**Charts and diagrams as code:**
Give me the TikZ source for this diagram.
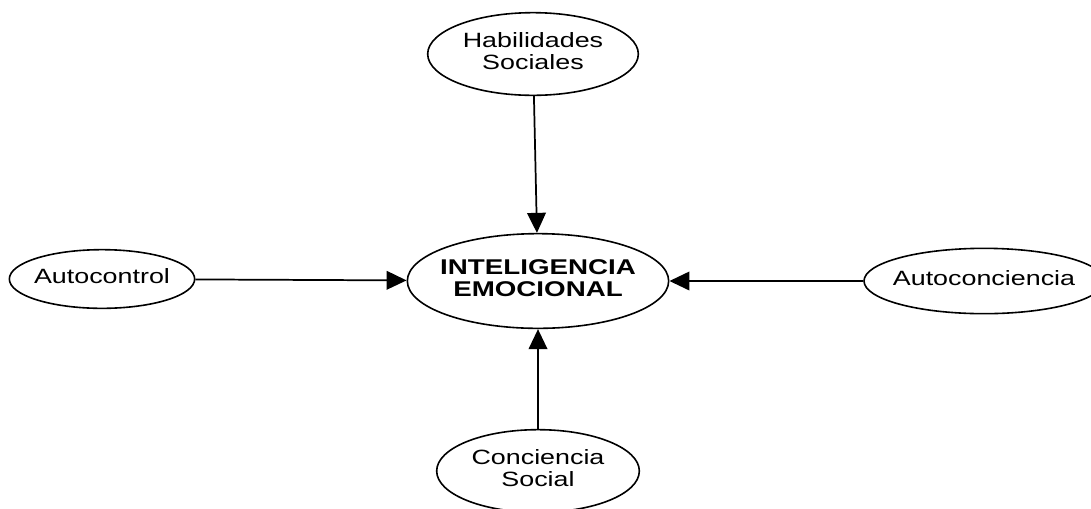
\documentclass[tikz,border=0pt]{standalone}
\usepackage{fontspec}
\setmainfont[FakeStretch=1.3]{Liberation Sans}
\usetikzlibrary{shapes, arrows.meta}
\newcommand{\ovaltext}[1]{\makebox[0pt]{\begin{tabular}{@{}c@{}}#1\end{tabular}}}
\begin{document}
\begin{tikzpicture}[x=0.75pt, y=-0.75pt, font=\fontsize{15.5}{17}\selectfont,
  oval/.style={ellipse, draw, line width=1.2pt, inner sep=0pt},
  link/.style={line width=1.3pt, -{Triangle[length=15pt, width=14pt]}}]
\useasboundingbox (0,0) rectangle (1091,508);
%
\node[oval, minimum width=196pt, minimum height=71pt,
  font=\fontsize{16}{16.5}\selectfont\bfseries] (ie) at (538,281)
  {\ovaltext{INTELIGENCIA\\ EMOCIONAL}};
\node[oval, minimum width=158pt, minimum height=62pt] (hab) at (533,54)
  {\ovaltext{Habilidades\\ Sociales}};
\node[oval, minimum width=139pt, minimum height=44pt] (actrl) at (102,279)
  {\ovaltext{Autocontrol}};
\node[oval, minimum width=180pt, minimum height=49pt] (acon) at (984,281)
  {\ovaltext{Autoconciencia}};
\node[oval, minimum width=152pt, minimum height=62pt] (csoc) at (538,471)
  {\ovaltext{Conciencia\\ Social}};
%
\draw[link] (hab) -- (ie);
\draw[link] (actrl) -- (ie);
\draw[link] (acon) -- (ie);
\draw[link] (csoc) -- (ie);
\end{tikzpicture}
\end{document}
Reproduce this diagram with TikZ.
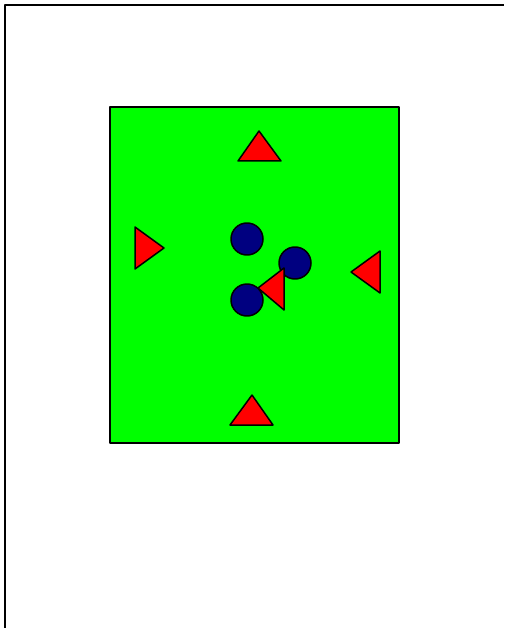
\documentclass[tikz,border=0pt]{standalone}
\definecolor{pitch}{RGB}{0,255,0}
\definecolor{cone}{RGB}{255,0,0}
\definecolor{navyball}{RGB}{0,0,128}
\begin{document}
\begin{tikzpicture}[x=1pt,y=-1pt,line cap=round,line join=round,
  conestyle/.style={fill=cone,draw=black,line width=1.5pt},
  playerstyle/.style={fill=navyball,draw=black,line width=1.5pt}]
  \useasboundingbox (0,0) rectangle (504,628);
  \draw[line width=2pt,line cap=butt] (5,628) -- (5,5) -- (504,5);
  \coordinate (P1) at (110,107);
  \coordinate (P2) at (399,443);
  \draw[fill=pitch,line width=1.5pt] (P1) rectangle (P2);
  \coordinate (C1) at (247,239);
  \coordinate (C2) at (295,263);
  \coordinate (C3) at (247,300);
  \foreach \c in {C1,C2,C3}
    \draw[playerstyle] (\c) circle[radius=16];
  \draw[conestyle] (259,131) -- (281,161) -- (238,161) -- cycle;
  \draw[conestyle] (252,395) -- (273,425) -- (230,425) -- cycle;
  \draw[conestyle] (164,248) -- (135,269) -- (135,227) -- cycle;
  \draw[conestyle] (351,272) -- (380,251) -- (380,293) -- cycle;
  \draw[conestyle] (258,288) -- (284,268) -- (284,310) -- cycle;
\end{tikzpicture}
\end{document}
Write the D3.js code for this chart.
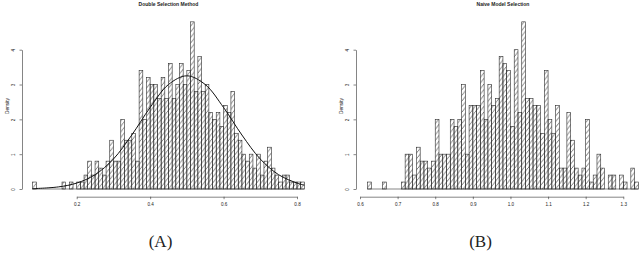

**What is being asked:**
Exactly as written, return every line of the listing, but not the pictures.

**The completed task:**
Give me the TikZ source for this diagram.
\documentclass[tikz,border=0pt]{standalone}
\usepackage{fontspec}
\setmainfont[FakeStretch=1.3]{Liberation Sans}
\usetikzlibrary{shapes, arrows.meta}
\newcommand{\ovaltext}[1]{\makebox[0pt]{\begin{tabular}{@{}c@{}}#1\end{tabular}}}
\begin{document}
\begin{tikzpicture}[x=0.75pt, y=-0.75pt, font=\fontsize{15.5}{17}\selectfont,
  oval/.style={ellipse, draw, line width=1.2pt, inner sep=0pt},
  link/.style={line width=1.3pt, -{Triangle[length=15pt, width=14pt]}}]
\useasboundingbox (0,0) rectangle (1091,508);
%
\node[oval, minimum width=196pt, minimum height=71pt,
  font=\fontsize{16}{16.5}\selectfont\bfseries] (ie) at (538,281)
  {\ovaltext{INTELIGENCIA\\ EMOCIONAL}};
\node[oval, minimum width=158pt, minimum height=62pt] (hab) at (533,54)
  {\ovaltext{Habilidades\\ Sociales}};
\node[oval, minimum width=139pt, minimum height=44pt] (actrl) at (102,279)
  {\ovaltext{Autocontrol}};
\node[oval, minimum width=180pt, minimum height=49pt] (acon) at (984,281)
  {\ovaltext{Autoconciencia}};
\node[oval, minimum width=152pt, minimum height=62pt] (csoc) at (538,471)
  {\ovaltext{Conciencia\\ Social}};
%
\draw[link] (hab) -- (ie);
\draw[link] (actrl) -- (ie);
\draw[link] (acon) -- (ie);
\draw[link] (csoc) -- (ie);
\end{tikzpicture}
\end{document}
Reproduce this diagram with TikZ.
\documentclass[tikz,border=0pt]{standalone}
\definecolor{pitch}{RGB}{0,255,0}
\definecolor{cone}{RGB}{255,0,0}
\definecolor{navyball}{RGB}{0,0,128}
\begin{document}
\begin{tikzpicture}[x=1pt,y=-1pt,line cap=round,line join=round,
  conestyle/.style={fill=cone,draw=black,line width=1.5pt},
  playerstyle/.style={fill=navyball,draw=black,line width=1.5pt}]
  \useasboundingbox (0,0) rectangle (504,628);
  \draw[line width=2pt,line cap=butt] (5,628) -- (5,5) -- (504,5);
  \coordinate (P1) at (110,107);
  \coordinate (P2) at (399,443);
  \draw[fill=pitch,line width=1.5pt] (P1) rectangle (P2);
  \coordinate (C1) at (247,239);
  \coordinate (C2) at (295,263);
  \coordinate (C3) at (247,300);
  \foreach \c in {C1,C2,C3}
    \draw[playerstyle] (\c) circle[radius=16];
  \draw[conestyle] (259,131) -- (281,161) -- (238,161) -- cycle;
  \draw[conestyle] (252,395) -- (273,425) -- (230,425) -- cycle;
  \draw[conestyle] (164,248) -- (135,269) -- (135,227) -- cycle;
  \draw[conestyle] (351,272) -- (380,251) -- (380,293) -- cycle;
  \draw[conestyle] (258,288) -- (284,268) -- (284,310) -- cycle;
\end{tikzpicture}
\end{document}
Write the D3.js code for this chart.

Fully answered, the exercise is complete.